[start]

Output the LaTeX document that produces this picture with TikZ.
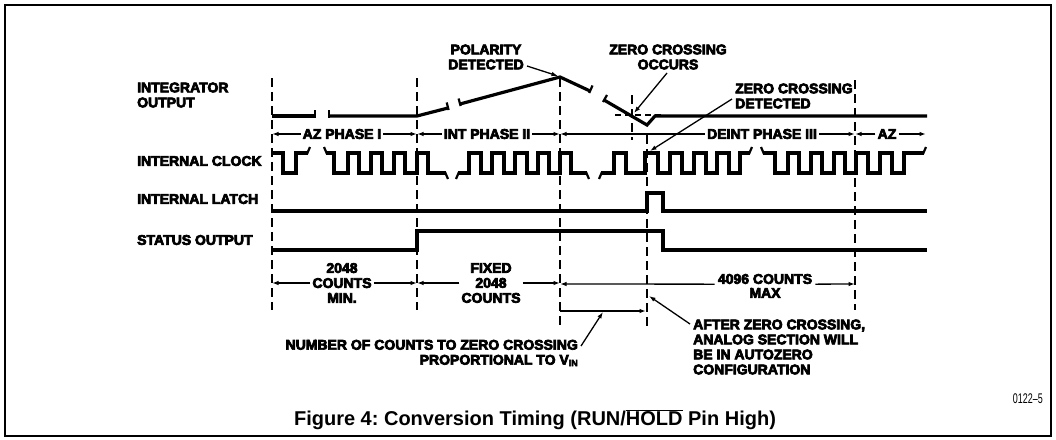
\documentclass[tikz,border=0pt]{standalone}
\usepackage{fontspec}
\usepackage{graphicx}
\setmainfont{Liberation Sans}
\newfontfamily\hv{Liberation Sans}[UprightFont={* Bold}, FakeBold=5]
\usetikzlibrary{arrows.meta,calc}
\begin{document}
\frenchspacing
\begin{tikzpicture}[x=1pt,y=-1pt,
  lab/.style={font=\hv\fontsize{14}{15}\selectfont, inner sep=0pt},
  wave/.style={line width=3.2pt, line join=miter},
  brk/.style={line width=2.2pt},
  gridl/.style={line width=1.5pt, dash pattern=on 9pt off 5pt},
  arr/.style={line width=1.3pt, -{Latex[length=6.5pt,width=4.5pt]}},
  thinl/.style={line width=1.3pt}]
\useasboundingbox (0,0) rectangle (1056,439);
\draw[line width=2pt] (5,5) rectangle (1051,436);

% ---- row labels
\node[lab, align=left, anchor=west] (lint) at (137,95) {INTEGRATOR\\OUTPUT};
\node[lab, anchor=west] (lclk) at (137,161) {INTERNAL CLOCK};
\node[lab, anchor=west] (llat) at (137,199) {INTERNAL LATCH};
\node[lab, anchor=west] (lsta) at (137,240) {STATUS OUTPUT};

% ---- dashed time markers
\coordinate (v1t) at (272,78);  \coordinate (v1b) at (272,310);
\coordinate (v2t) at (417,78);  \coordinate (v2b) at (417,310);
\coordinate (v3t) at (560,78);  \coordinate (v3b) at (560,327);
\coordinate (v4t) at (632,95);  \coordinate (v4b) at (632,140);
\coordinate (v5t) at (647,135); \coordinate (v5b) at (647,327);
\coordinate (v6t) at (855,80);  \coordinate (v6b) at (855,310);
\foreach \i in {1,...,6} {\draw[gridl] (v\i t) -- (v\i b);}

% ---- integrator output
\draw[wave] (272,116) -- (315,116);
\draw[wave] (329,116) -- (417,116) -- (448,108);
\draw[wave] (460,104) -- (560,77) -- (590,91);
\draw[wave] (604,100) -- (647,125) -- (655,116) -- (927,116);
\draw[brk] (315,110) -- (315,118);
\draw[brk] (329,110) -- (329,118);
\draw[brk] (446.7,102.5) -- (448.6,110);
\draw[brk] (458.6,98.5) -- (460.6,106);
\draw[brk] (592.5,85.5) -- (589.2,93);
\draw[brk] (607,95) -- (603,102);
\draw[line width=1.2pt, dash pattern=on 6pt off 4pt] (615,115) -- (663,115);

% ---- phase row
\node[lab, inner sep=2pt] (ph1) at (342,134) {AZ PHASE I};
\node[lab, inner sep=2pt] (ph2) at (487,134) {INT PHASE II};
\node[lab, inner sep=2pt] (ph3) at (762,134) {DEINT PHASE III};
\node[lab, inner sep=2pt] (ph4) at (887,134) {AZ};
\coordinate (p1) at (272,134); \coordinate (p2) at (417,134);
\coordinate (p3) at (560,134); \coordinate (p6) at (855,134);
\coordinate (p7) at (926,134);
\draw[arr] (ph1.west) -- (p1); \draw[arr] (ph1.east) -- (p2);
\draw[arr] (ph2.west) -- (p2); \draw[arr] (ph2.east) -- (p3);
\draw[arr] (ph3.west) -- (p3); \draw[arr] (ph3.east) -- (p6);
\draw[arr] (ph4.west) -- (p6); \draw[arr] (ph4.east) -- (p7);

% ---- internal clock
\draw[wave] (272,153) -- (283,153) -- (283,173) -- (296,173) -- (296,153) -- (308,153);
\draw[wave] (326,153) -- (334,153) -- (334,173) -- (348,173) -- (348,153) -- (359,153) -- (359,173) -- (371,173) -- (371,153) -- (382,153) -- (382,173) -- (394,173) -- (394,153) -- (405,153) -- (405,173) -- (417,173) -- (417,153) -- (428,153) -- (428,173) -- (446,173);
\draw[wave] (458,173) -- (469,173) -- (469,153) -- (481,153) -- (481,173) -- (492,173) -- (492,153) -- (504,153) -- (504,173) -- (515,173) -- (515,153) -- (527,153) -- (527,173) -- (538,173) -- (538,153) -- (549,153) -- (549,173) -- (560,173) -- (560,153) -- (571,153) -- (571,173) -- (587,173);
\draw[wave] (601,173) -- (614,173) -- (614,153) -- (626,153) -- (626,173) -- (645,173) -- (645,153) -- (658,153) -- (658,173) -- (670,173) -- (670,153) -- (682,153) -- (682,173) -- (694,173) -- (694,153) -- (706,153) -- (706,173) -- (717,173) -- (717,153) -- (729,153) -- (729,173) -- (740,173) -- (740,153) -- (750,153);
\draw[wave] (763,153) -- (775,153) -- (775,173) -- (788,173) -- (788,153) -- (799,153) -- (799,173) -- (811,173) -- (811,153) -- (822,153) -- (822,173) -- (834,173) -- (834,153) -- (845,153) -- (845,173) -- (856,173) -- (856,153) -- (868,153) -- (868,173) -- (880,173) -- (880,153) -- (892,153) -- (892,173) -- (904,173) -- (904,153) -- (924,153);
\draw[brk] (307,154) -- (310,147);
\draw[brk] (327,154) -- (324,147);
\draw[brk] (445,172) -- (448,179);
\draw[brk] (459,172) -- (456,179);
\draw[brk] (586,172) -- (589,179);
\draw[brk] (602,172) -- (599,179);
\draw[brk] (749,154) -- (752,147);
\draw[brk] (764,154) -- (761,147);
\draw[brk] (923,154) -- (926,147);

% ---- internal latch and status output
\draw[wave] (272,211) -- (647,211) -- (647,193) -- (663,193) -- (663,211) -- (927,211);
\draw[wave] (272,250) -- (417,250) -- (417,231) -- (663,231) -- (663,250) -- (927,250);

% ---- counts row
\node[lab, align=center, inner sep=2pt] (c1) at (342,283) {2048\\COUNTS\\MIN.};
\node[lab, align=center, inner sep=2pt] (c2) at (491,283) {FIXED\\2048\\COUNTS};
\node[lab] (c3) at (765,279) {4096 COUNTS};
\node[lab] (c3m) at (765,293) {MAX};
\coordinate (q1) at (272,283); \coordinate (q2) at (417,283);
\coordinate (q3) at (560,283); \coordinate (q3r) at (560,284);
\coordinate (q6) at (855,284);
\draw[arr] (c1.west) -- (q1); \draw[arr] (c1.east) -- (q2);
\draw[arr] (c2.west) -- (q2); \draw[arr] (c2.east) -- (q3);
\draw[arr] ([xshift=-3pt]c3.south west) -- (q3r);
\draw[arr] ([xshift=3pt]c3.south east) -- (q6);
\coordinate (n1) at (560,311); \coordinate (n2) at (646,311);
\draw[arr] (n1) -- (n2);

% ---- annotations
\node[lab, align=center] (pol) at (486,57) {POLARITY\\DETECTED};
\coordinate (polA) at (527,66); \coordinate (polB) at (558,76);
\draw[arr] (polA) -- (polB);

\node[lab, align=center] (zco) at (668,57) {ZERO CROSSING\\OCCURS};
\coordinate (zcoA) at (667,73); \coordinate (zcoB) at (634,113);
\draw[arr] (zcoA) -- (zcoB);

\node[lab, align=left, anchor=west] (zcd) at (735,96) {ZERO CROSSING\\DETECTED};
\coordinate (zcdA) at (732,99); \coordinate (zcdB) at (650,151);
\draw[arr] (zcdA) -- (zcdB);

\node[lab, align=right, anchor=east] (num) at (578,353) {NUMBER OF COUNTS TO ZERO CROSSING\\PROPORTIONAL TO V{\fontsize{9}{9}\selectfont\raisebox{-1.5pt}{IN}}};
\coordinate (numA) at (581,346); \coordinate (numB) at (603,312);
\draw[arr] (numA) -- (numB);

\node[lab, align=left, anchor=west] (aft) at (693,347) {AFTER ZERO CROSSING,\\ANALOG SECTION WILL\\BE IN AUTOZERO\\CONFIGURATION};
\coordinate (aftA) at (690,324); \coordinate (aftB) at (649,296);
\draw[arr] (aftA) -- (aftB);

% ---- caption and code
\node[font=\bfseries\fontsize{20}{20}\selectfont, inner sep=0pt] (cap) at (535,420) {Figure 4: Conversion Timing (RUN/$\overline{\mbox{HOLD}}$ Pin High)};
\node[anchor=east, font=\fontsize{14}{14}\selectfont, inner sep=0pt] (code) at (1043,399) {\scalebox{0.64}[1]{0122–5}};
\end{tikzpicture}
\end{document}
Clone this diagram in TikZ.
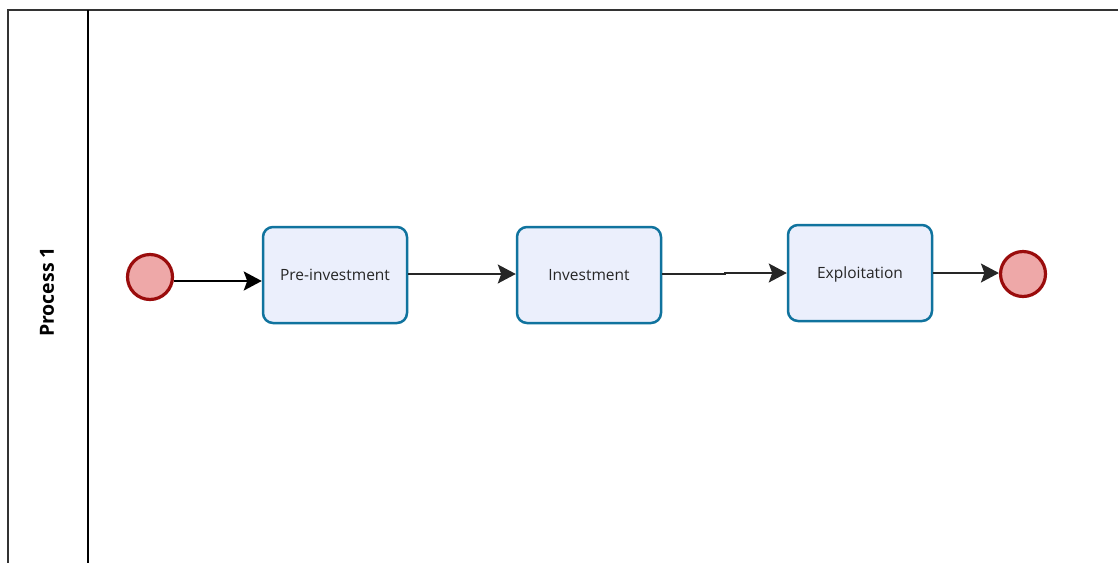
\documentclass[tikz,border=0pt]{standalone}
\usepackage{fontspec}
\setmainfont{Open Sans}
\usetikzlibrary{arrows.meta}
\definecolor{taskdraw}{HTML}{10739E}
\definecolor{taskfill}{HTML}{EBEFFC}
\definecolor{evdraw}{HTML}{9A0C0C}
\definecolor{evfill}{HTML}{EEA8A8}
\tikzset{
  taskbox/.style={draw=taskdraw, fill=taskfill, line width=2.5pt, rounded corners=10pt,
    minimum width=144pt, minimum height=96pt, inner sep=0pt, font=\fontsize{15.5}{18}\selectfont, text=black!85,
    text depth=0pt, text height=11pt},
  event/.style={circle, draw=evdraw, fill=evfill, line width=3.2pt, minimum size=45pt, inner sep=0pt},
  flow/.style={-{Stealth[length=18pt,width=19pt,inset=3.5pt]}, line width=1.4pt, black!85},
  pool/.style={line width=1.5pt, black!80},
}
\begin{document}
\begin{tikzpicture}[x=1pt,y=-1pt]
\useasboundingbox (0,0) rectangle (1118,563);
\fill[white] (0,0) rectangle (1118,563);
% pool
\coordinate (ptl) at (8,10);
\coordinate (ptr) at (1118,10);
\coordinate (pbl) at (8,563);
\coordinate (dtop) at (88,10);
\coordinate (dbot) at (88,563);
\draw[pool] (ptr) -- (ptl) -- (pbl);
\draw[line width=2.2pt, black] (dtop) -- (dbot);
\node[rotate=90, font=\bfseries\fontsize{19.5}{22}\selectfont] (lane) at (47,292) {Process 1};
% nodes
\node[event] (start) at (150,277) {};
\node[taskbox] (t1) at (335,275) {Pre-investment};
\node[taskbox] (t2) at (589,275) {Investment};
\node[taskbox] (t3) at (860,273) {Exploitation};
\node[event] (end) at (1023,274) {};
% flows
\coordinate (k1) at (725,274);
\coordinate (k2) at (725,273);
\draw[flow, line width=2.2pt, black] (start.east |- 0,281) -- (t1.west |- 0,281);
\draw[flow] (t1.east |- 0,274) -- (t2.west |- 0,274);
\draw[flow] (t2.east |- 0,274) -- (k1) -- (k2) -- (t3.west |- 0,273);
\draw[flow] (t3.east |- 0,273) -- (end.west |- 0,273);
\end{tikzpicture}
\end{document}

[end]

[Problem description]
Start at the top of the entries and repeat each line exactly, ending at the line that contains "(5,5) rectangle (1051,436);". Pictures are not part of the copy.

[Written response]
Output the LaTeX document that produces this picture with TikZ.
\documentclass[tikz,border=0pt]{standalone}
\usepackage{fontspec}
\usepackage{graphicx}
\setmainfont{Liberation Sans}
\newfontfamily\hv{Liberation Sans}[UprightFont={* Bold}, FakeBold=5]
\usetikzlibrary{arrows.meta,calc}
\begin{document}
\frenchspacing
\begin{tikzpicture}[x=1pt,y=-1pt,
  lab/.style={font=\hv\fontsize{14}{15}\selectfont, inner sep=0pt},
  wave/.style={line width=3.2pt, line join=miter},
  brk/.style={line width=2.2pt},
  gridl/.style={line width=1.5pt, dash pattern=on 9pt off 5pt},
  arr/.style={line width=1.3pt, -{Latex[length=6.5pt,width=4.5pt]}},
  thinl/.style={line width=1.3pt}]
\useasboundingbox (0,0) rectangle (1056,439);
\draw[line width=2pt] (5,5) rectangle (1051,436);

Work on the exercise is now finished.